27/12/2021 11:08
Um novo grupo de pesquisadores renunciou às atividades relacionadas à Capes (Coordenação de Aperfeiçoamento de Pessoal de Nível Superior), ampliando a crise que atinge o órgão do governo Jair Bolsonaro (PL) responsável pela pós-graduação no país.
Vinte e quatro pesquisadores da área de zootecnia/recursos pesqueiros divulgaram carta de renúncia coletiva na noite desta última quarta-feira (22). Do total, 3 são coordenadores, e 21, consultores.
Questionada, a Capes disse que o gabinete da presidência vê com surpresa a decisão, uma vez que demandas dos pesquisadores foram atendidas.
Essa já é a quinta área de avaliação, de um total de 49, a pedir renúncia. Desde o final de novembro, a Capes perdeu os pesquisadores das áreas de astronomia/física, matemática/probabilidade e estatística e química e uma das engenharias.
Os novos renunciantes reforçaram as críticas já feitas por seus pares. As renúncias vieram acompanhadas de acusações de supostas pressões para acelerar a abertura de novos cursos e aprovar ofertas a distância. Ainda teria havido descaso da presidência da Capes em reverter uma decisão judicial que interrompeu a avaliação da pós —isso tudo é negado pelo órgão.
"Torna-se insustentável a nossa continuidade na Coordenação neste momento em que é veiculada uma carta aberta demonstrando alinhamento da alta diretoria da Capes, seguida do pedido de exoneração do diretor de Avaliação, Flávio Anastácio de Oliveira Camargo", diz a carta. "Entendemos que a saída do referido Diretor é mais um capítulo na fragmentação que assola o SNPG [Sistema Nacional de Pós-Graduação] e a nossa querida Agência Capes."

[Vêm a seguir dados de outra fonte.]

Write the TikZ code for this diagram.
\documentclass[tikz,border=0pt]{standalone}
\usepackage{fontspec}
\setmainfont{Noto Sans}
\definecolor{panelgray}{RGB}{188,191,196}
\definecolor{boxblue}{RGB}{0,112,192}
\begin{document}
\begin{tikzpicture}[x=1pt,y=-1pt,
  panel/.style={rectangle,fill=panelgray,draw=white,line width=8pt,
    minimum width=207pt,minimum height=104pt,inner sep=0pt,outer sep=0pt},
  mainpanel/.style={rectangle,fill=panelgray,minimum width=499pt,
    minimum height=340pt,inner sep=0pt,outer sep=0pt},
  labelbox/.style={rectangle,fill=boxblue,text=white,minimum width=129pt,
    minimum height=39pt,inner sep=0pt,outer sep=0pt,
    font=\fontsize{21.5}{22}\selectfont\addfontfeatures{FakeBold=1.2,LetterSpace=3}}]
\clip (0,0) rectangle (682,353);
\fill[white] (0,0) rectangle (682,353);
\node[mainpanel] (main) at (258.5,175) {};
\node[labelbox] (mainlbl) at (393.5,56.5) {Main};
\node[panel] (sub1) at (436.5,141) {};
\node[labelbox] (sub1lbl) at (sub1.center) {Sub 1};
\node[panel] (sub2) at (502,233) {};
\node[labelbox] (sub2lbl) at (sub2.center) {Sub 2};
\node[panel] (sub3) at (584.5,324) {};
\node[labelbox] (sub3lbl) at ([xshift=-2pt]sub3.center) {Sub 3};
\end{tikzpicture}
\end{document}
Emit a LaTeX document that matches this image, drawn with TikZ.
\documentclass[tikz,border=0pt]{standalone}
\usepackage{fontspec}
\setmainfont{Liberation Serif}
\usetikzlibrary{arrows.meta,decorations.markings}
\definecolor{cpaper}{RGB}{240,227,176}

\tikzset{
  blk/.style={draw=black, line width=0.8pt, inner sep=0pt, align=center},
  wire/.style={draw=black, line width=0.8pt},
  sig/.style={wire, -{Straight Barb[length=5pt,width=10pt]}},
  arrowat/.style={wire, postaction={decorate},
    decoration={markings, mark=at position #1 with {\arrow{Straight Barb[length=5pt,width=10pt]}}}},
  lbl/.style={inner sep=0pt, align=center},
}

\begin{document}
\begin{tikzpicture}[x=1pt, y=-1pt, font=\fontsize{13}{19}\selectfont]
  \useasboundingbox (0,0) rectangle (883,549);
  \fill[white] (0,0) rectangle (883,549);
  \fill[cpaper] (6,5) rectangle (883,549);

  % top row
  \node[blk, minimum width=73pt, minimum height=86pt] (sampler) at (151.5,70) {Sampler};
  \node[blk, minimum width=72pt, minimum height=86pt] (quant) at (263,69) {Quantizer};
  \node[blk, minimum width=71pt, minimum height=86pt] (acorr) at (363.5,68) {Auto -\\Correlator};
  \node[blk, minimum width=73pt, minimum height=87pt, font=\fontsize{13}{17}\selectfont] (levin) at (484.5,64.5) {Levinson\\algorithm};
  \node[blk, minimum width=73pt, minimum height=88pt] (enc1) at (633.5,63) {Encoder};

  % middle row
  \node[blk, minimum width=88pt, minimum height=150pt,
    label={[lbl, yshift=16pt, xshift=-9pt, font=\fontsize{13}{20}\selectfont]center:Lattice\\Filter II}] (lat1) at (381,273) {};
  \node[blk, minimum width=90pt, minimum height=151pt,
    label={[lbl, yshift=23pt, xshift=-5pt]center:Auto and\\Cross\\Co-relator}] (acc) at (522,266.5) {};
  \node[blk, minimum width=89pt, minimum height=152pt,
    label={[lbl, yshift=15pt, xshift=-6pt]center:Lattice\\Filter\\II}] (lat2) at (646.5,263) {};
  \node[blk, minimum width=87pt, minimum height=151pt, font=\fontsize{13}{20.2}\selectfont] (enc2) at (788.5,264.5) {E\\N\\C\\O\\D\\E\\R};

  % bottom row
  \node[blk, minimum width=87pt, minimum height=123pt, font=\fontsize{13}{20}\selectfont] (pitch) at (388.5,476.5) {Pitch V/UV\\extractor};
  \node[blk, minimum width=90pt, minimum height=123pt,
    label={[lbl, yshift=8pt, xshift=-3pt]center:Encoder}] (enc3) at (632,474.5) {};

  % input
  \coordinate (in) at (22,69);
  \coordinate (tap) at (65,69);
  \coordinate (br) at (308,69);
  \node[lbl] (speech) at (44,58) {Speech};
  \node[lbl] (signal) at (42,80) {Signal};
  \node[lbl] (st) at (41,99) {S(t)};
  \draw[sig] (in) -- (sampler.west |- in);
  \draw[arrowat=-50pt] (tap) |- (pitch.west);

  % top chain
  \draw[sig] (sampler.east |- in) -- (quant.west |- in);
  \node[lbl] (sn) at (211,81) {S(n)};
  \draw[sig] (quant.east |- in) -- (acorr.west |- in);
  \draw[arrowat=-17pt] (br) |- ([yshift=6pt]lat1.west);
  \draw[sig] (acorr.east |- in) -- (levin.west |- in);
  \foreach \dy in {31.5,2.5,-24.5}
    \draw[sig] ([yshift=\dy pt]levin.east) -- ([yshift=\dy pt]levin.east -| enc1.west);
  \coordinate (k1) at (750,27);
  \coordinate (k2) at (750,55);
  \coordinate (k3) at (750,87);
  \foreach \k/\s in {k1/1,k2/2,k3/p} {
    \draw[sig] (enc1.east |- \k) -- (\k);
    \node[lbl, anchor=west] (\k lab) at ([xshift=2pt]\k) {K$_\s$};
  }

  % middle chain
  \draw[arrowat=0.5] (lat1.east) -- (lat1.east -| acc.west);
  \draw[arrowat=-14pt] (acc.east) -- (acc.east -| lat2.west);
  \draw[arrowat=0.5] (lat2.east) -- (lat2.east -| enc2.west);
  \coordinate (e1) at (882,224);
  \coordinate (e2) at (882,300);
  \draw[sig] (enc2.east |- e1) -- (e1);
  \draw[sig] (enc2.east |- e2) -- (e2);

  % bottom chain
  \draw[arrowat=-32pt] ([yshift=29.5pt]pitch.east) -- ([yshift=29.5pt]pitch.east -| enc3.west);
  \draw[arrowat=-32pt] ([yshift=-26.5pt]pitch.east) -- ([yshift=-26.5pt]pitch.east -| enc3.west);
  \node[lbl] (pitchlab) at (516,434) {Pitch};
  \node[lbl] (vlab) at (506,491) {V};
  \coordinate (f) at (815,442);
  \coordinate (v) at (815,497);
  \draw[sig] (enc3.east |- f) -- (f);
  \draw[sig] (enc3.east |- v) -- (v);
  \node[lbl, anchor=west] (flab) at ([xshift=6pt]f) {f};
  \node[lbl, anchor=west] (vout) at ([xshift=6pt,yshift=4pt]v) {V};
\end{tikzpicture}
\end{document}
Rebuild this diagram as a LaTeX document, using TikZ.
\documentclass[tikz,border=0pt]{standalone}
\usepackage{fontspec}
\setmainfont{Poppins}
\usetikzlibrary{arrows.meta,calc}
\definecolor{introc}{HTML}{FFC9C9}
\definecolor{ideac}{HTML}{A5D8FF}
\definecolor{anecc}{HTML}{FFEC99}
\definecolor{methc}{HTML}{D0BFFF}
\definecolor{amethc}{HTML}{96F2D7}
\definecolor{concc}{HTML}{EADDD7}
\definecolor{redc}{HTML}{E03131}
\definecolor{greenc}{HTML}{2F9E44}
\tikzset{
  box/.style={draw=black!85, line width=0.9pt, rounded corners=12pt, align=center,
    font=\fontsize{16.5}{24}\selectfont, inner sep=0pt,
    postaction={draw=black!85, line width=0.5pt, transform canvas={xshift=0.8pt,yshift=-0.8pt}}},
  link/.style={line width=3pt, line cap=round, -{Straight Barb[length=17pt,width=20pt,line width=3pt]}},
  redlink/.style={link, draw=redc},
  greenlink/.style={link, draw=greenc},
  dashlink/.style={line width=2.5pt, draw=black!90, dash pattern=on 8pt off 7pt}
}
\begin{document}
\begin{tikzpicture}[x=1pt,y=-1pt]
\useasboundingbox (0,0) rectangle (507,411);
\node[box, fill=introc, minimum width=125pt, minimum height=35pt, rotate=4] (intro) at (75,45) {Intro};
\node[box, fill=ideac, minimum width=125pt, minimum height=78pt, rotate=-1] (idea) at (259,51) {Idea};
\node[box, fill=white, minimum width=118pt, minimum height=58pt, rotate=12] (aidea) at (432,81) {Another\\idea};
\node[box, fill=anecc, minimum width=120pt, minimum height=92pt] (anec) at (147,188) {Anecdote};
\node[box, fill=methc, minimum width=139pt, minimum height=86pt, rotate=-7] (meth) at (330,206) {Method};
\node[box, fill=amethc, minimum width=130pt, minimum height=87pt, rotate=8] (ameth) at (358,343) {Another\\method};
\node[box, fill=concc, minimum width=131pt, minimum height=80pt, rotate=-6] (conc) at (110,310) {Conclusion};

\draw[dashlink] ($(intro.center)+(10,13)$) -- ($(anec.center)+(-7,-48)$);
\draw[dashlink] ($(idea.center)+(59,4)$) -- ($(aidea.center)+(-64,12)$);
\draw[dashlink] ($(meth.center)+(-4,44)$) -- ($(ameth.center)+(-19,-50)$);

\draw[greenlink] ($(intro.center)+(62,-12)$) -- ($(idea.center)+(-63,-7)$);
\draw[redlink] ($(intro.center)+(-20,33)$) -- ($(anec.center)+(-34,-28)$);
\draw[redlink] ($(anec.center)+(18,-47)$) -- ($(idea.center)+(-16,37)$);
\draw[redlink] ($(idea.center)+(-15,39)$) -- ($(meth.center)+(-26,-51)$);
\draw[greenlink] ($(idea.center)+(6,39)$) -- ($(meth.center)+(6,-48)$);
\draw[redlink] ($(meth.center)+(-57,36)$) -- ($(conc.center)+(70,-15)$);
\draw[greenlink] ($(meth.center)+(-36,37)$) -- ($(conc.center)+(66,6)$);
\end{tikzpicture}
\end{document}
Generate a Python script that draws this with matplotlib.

O pedido de demissão de Camargo foi a primeira baixa a atingir o quadro de funcionários diretos da Capes. Os pesquisadores renunciantes não são servidores da Capes, mas têm importância central no processo de avaliação.
No centro da crise está a Avaliação Quadrienal da pós-graduação (mestrados e doutorados) relativa ao período 2017-2020. As atividades foram interrompidas por decisão judicial em setembro, e isso foi o estopim para as primeiras renúncias.
No dia 2 deste mês, a Justiça autorizou a retomada. A divulgação dos resultados permanece barrada.
O grupo que renunciou nesta quarta ainda cita como inaceitável declaração da presidente, concedida ao jornal O Globo, em que classifica o movimento como deserção. "Insurgentes sim, desertores, jamais", cita o texto.
O pesquisador Ronaldo Lopes Oliveira, coordenador da área que renunciou, afirma que o clima já se tornou muito desconfortável para continuar os trabalhos.
"A Capes sempre teve espaço de muito diálogo, e nesse momento primeiro a gente recebe acenos, mas depois vem uma coisa dessa, [falando em] 'insurgentes' ou 'desertores'. Adjetivos que não são típicos do ambiente acadêmico", diz Oliveira, que é professor da UFBA (Universidade Federal da Bahia).
O pesquisador diz que comunicou a decisão com antecedência ao gabinete da presidência.
Um desses acenos da Capes foi o atendimento de pedido de renovação dos mandatos de coordenadores responsáveis pela avaliação até o fim do ano que vem.
Por meio da assessoria de imprensa, a Capes informou que a presidente não quis ofender os pesquisadores com a entrevista, concedida há alguns dias.
A presidência da Capes tem tentado arrefecer os ânimos no órgão e garantir demonstrações de apoio. Na última segunda (20), conseguiu que os membros do Conselho Superior da Capes assinassem uma carta em seu apoio. Essa foi a segunda missiva que seu gabinete articulou em seu apoio.
Após a divulgação, houve desconforto mesmo entre aqueles pesquisadores que assinaram a carta, segundo relatos colhidos pela reportagem.
"Os termos da carta tratam da necessidade de trabalhar juntos para resolver os problemas da Capes para fazer uma avaliação de qualidade. A assinatura de boa parte dos conselheiros seguiu esse caminho", disse na terça o pesquisador Paulo Jorge Parreira dos Santos, representante do CTC-ES [Conselho Técnico-Científico] no Conselho Superior e que também assina o documento.
Em entrevista à Folha, a presidente da Capes reforçou argumento de que apenas os coordenadores de cada área têm real ligação com o órgão. Segundo ela, a oposição à sua gestão tem relação com misoginia.